═════ DATA ENTRIES ═════
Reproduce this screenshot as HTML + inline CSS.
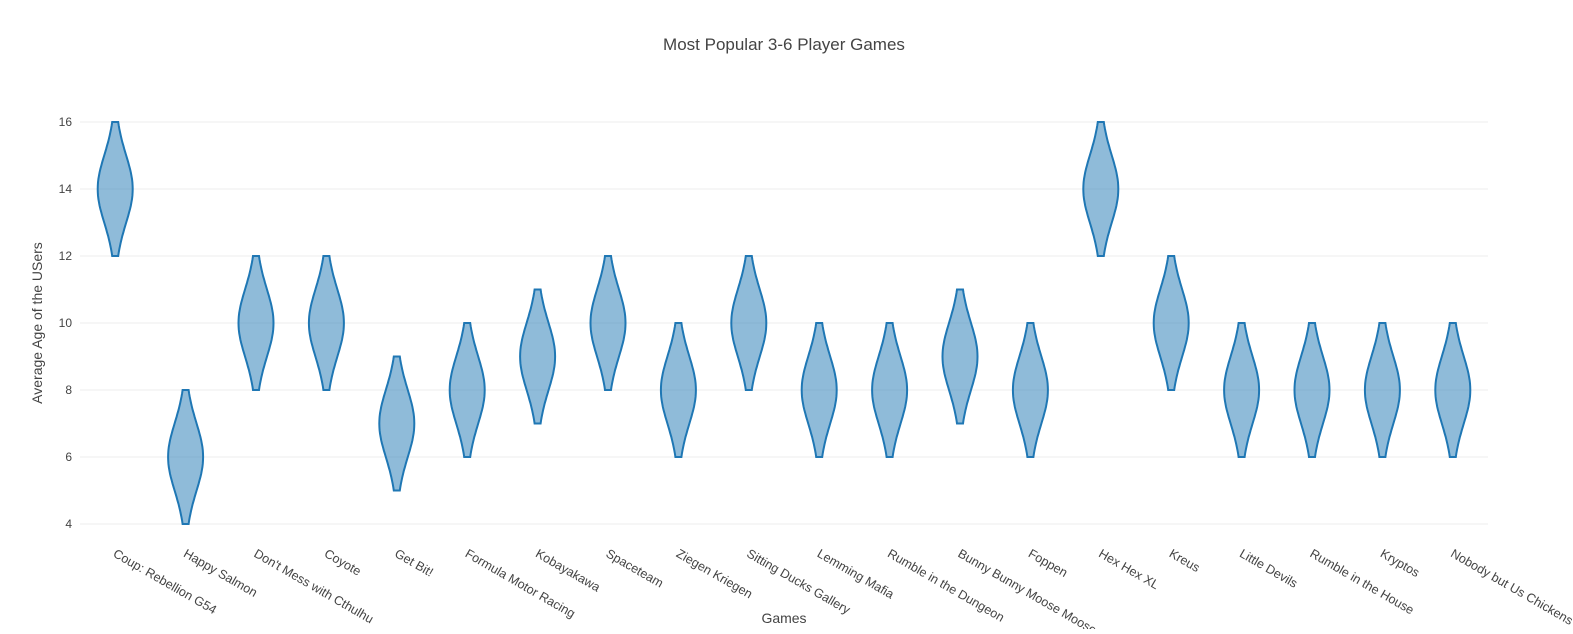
<!DOCTYPE html>
<html><head><meta charset="utf-8"><style>
body{margin:0;background:#fff;font-family:"Liberation Sans",sans-serif}
svg text{font-family:"Liberation Sans",sans-serif;fill:#444}
</style></head><body>
<svg id="chart" width="1573" height="629">
<text x="784" y="50" text-anchor="middle" font-size="17">Most Popular 3-6 Player Games</text>
<g id="grid"></g><g id="violins"></g><g id="xlabels"></g><g id="ylabels"></g>
<text x="784" y="623" text-anchor="middle" font-size="14">Games</text>
<text transform="translate(42,323) rotate(-90)" text-anchor="middle" font-size="14">Average Age of the USers</text>
</svg>
<script>
const categories=["Coup: Rebellion G54","Happy Salmon","Don't Mess with Cthulhu","Coyote","Get Bit!","Formula Motor Racing","Kobayakawa","Spaceteam","Ziegen Kriegen","Sitting Ducks Gallery","Lemming Mafia","Rumble in the Dungeon","Bunny Bunny Moose Moose","Foppen","Hex Hex XL","Kreus","Little Devils","Rumble in the House","Kryptos","Nobody but Us Chickens"];
const centers=[14,6,10,10,7,8,9,10,8,10,8,8,9,8,14,10,8,8,8,8];
const mins=[12,4,8,8,5,6,7,8,6,8,6,6,7,6,12,8,6,6,6,6];
const maxs=[16,8,12,12,9,10,11,12,10,12,10,10,11,10,16,12,10,10,10,10];
const yTicks=[4,6,8,10,12,14,16];
const NS="http://www.w3.org/2000/svg";
const x0=80,x1=1488,band=(x1-x0)/categories.length;
const xs=i=>x0+band*(i+0.5);
const ys=v=>524-(v-4)*(402/12);
const grid=document.getElementById('grid'),yl=document.getElementById('ylabels');
yTicks.forEach(t=>{
 const l=document.createElementNS(NS,'line');
 l.setAttribute('x1',x0);l.setAttribute('x2',x1);l.setAttribute('y1',ys(t));l.setAttribute('y2',ys(t));
 l.setAttribute('stroke','#eee');
 
 
 grid.appendChild(l);
 const tx=document.createElementNS(NS,'text');
 tx.setAttribute('x',72);tx.setAttribute('y',ys(t)+4);tx.setAttribute('text-anchor','end');tx.setAttribute('font-size','12');
 tx.textContent=t;
 
 
 yl.appendChild(tx);
});
const vg=document.getElementById('violins'),xl=document.getElementById('xlabels');
const s=0.51,e1=Math.exp(-1/(2*s*s));
categories.forEach((c,i)=>{
 const cx=xs(i),lo=mins[i],hi=maxs[i],mid=centers[i];
 const N=40,L=[],R=[];
 for(let k=0;k<=N;k++){
  const v=lo+(hi-lo)*k/N;
  const t=(v-mid)/((hi-lo)/2);
  const w=3+14.5*(Math.exp(-t*t/(2*s*s))-e1)/(1-e1);
  R.push([cx+w,ys(v)]);L.push([cx-w,ys(v)]);
 }
 const pts=R.concat(L.reverse());
 const p=document.createElementNS(NS,'path');
 p.setAttribute('d','M'+pts.map(q=>q[0].toFixed(1)+','+q[1].toFixed(1)).join('L')+'Z');
 p.setAttribute('fill','rgba(31,119,180,0.5)');p.setAttribute('stroke','#1f77b4');p.setAttribute('stroke-width','2');
 
 
 vg.appendChild(p);
 const tx=document.createElementNS(NS,'text');
 tx.setAttribute('transform','translate('+(cx-3)+',556) rotate(30)');
 tx.setAttribute('font-size','12.6');
 tx.textContent=c;
 
 
 xl.appendChild(tx);
});
</script>
</body></html>
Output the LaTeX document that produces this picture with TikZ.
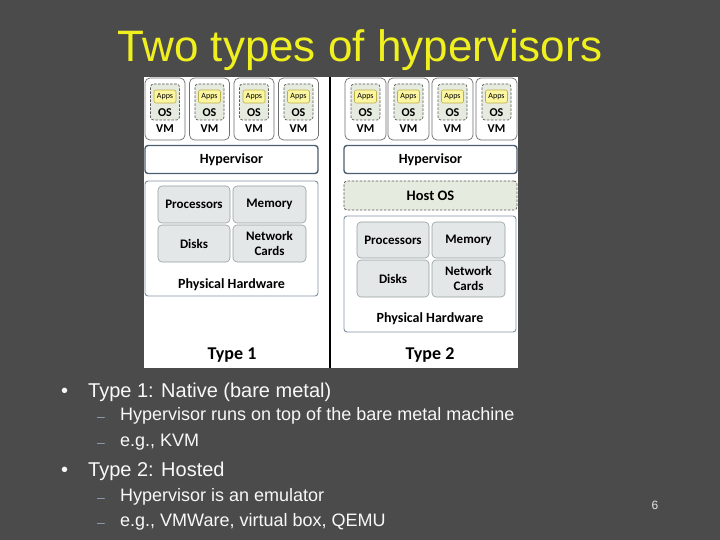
\documentclass[tikz,border=0pt]{standalone}
\usepackage{fontspec}
\setmainfont{Liberation Sans}
\newfontfamily\diag{Carlito}
\definecolor{bg}{RGB}{75,75,75}
\definecolor{titleyellow}{RGB}{240,240,30}
\definecolor{txt}{RGB}{248,248,248}
\definecolor{dashc}{RGB}{140,160,180}
\definecolor{vmgray}{RGB}{110,110,110}
\definecolor{dashgray}{RGB}{90,90,90}
\definecolor{osfill}{RGB}{230,235,223}
\definecolor{appsfill}{RGB}{252,246,160}
\definecolor{appsborder}{RGB}{190,175,70}
\definecolor{hypblue}{RGB}{78,95,112}
\definecolor{hwblue}{RGB}{128,145,160}
\definecolor{compfill}{RGB}{227,231,231}
\definecolor{compborder}{RGB}{150,160,160}
\begin{document}
\begin{tikzpicture}[x=1pt,y=-1pt,
  title/.style={text=titleyellow,font=\fontsize{44}{50}\selectfont,inner sep=0pt,anchor=base},
  lvlone/.style={text=txt,font=\fontsize{20}{24}\selectfont,inner sep=0pt,anchor=base west},
  lvltwo/.style={text=txt,font=\fontsize{18}{22}\selectfont,inner sep=0pt,anchor=base west},
  bul/.style={text=txt,font=\fontsize{20}{24}\selectfont,inner sep=0pt,anchor=base west},
  subbul/.style={text=dashc,font=\fontsize{14}{16}\selectfont,inner sep=0pt,anchor=base west},
  panel/.style={fill=white,draw=none,minimum width=374pt,minimum height=291pt,inner sep=0pt},
  vmbox/.style={draw=vmgray,fill=white,rounded corners=5pt,line width=0.7pt,minimum height=62pt,inner sep=0pt},
  osbox/.style={draw=dashgray,dash pattern=on 2.5pt off 1.5pt,fill=osfill,rounded corners=3pt,line width=0.7pt,minimum width=29pt,minimum height=36pt,inner sep=0pt},
  appsbox/.style={draw=appsborder,fill=appsfill,rounded corners=2pt,line width=0.6pt,minimum width=22pt,minimum height=13pt,inner sep=0pt,font=\diag\fontsize{8}{9}\selectfont},
  vmtext/.style={font=\diag\bfseries\fontsize{12}{13}\selectfont,inner sep=0pt},
  hyp/.style={draw=hypblue,line width=1.4pt,fill=white,rounded corners=3pt,minimum width=173pt,minimum height=28pt,inner sep=0pt,font=\diag\bfseries\fontsize{14}{16}\selectfont},
  hostos/.style={draw=dashgray,dash pattern=on 2.5pt off 1.5pt,fill=osfill,line width=0.7pt,rounded corners=3pt,minimum width=173pt,minimum height=29pt,inner sep=0pt,font=\diag\bfseries\fontsize{14.5}{16}\selectfont},
  hw/.style={draw=hwblue,line width=0.9pt,fill=white,rounded corners=3pt,inner sep=0pt},
  comp/.style={draw=compborder,fill=compfill,rounded corners=4pt,line width=0.6pt,minimum width=72pt,minimum height=37pt,inner sep=0pt,align=center,font=\diag\bfseries\fontsize{13}{15}\selectfont},
  hwtext/.style={font=\diag\bfseries\fontsize{14}{16}\selectfont,inner sep=0pt},
  typetext/.style={font=\diag\bfseries\fontsize{18}{20}\selectfont,inner sep=0pt}]
\fill[bg] (0,0) rectangle (720,540);
\useasboundingbox (0,0) rectangle (720,540);

% title
\node[title] (title) at (360,62) {Two types of hypervisors};

% diagram panel
\node[panel] (panel) at (331,222.5) {};
\coordinate (divtop) at (330,77);
\coordinate (divbot) at (330,368);
\draw[line width=2pt,black] (divtop) -- (divbot);

% VMs
\foreach \cx/\w/\i in {165/40/L1,209.5/40/L2,254/40/L3,298.5/40/L4,365.5/41/R1,408.5/41/R2,452.5/41/R3,496.5/41/R4}{
  \node[vmbox,minimum width=\w pt] (vm\i) at (\cx,109) {};
  \node[osbox] (os\i) at (\cx,102) {};
  \node[appsbox] (apps\i) at (\cx,96.5) {Apps};
  \node[vmtext] (ost\i) at (\cx,112.5) {OS};
  \node[vmtext] (vmt\i) at (\cx,129) {VM};
}

% Type 1
\node[hyp] (hypL) at (231.5,159.5) {Hypervisor};
\node[hw,minimum width=173pt,minimum height=115pt] (hwL) at (231.5,238.5) {};
\node[comp] (procL) at (194,204.5) {Processors};
\node[comp,minimum width=73pt] (memL) at (269.5,204.5) {Memory};
\node[comp] (diskL) at (194,243.5) {Disks};
\node[comp,minimum width=73pt] (netL) at (269.5,243.5) {Network\\Cards};
\node[hwtext] (hwtL) at (231.5,285) {Physical Hardware};
\node[typetext] (type1) at (232,355) {Type 1};

% Type 2
\node[hyp] (hypR) at (430.5,159.5) {Hypervisor};
\node[hostos] (hostR) at (430.5,195.5) {Host OS};
\node[hw,minimum width=172pt,minimum height=116pt] (hwR) at (430,274) {};
\node[comp,minimum height=36pt] (procR) at (393,240) {Processors};
\node[comp,minimum width=73pt,minimum height=36pt] (memR) at (468.5,240) {Memory};
\node[comp] (diskR) at (393,278.5) {Disks};
\node[comp,minimum width=73pt] (netR) at (468.5,278.5) {Network\\Cards};
\node[hwtext] (hwtR) at (430,319) {Physical Hardware};
\node[typetext] (type2) at (430,355) {Type 2};

% bullets
\node[bul] (b1) at (61,397) {•};
\node[lvlone] (t1) at (88,397) {Type 1: Native (bare metal)};
\node[subbul] (d1) at (97,421) {–};
\node[lvltwo] (t1a) at (120,420) {Hypervisor runs on top of the bare metal machine};
\node[subbul] (d2) at (97,447.5) {–};
\node[lvltwo] (t1b) at (120,446.5) {e.g., KVM};
\node[bul] (b2) at (61,476) {•};
\node[lvlone] (t2) at (88,476) {Type 2: Hosted};
\node[subbul] (d3) at (97,502.5) {–};
\node[lvltwo] (t2a) at (120,501.5) {Hypervisor is an emulator};
\node[subbul] (d4) at (97,527.5) {–};
\node[lvltwo] (t2b) at (120,526.5) {e.g., VMWare, virtual box, QEMU};

% page number
\node[text=txt!90!bg,font=\fontsize{12}{14}\selectfont,inner sep=0pt,anchor=base] (page) at (655,509) {6};
\end{tikzpicture}
\end{document}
═════
▸ **WORK REQUIRED**: Transcribe exactly, with no pictures, the lines running from the first line of the material through the line holding "tx.textContent=t;".

▸ **SOLVED EXERCISE**:
Reproduce this screenshot as HTML + inline CSS.
<!DOCTYPE html>
<html><head><meta charset="utf-8"><style>
body{margin:0;background:#fff;font-family:"Liberation Sans",sans-serif}
svg text{font-family:"Liberation Sans",sans-serif;fill:#444}
</style></head><body>
<svg id="chart" width="1573" height="629">
<text x="784" y="50" text-anchor="middle" font-size="17">Most Popular 3-6 Player Games</text>
<g id="grid"></g><g id="violins"></g><g id="xlabels"></g><g id="ylabels"></g>
<text x="784" y="623" text-anchor="middle" font-size="14">Games</text>
<text transform="translate(42,323) rotate(-90)" text-anchor="middle" font-size="14">Average Age of the USers</text>
</svg>
<script>
const categories=["Coup: Rebellion G54","Happy Salmon","Don't Mess with Cthulhu","Coyote","Get Bit!","Formula Motor Racing","Kobayakawa","Spaceteam","Ziegen Kriegen","Sitting Ducks Gallery","Lemming Mafia","Rumble in the Dungeon","Bunny Bunny Moose Moose","Foppen","Hex Hex XL","Kreus","Little Devils","Rumble in the House","Kryptos","Nobody but Us Chickens"];
const centers=[14,6,10,10,7,8,9,10,8,10,8,8,9,8,14,10,8,8,8,8];
const mins=[12,4,8,8,5,6,7,8,6,8,6,6,7,6,12,8,6,6,6,6];
const maxs=[16,8,12,12,9,10,11,12,10,12,10,10,11,10,16,12,10,10,10,10];
const yTicks=[4,6,8,10,12,14,16];
const NS="http://www.w3.org/2000/svg";
const x0=80,x1=1488,band=(x1-x0)/categories.length;
const xs=i=>x0+band*(i+0.5);
const ys=v=>524-(v-4)*(402/12);
const grid=document.getElementById('grid'),yl=document.getElementById('ylabels');
yTicks.forEach(t=>{
 const l=document.createElementNS(NS,'line');
 l.setAttribute('x1',x0);l.setAttribute('x2',x1);l.setAttribute('y1',ys(t));l.setAttribute('y2',ys(t));
 l.setAttribute('stroke','#eee');
 
 
 grid.appendChild(l);
 const tx=document.createElementNS(NS,'text');
 tx.setAttribute('x',72);tx.setAttribute('y',ys(t)+4);tx.setAttribute('text-anchor','end');tx.setAttribute('font-size','12');
 tx.textContent=t;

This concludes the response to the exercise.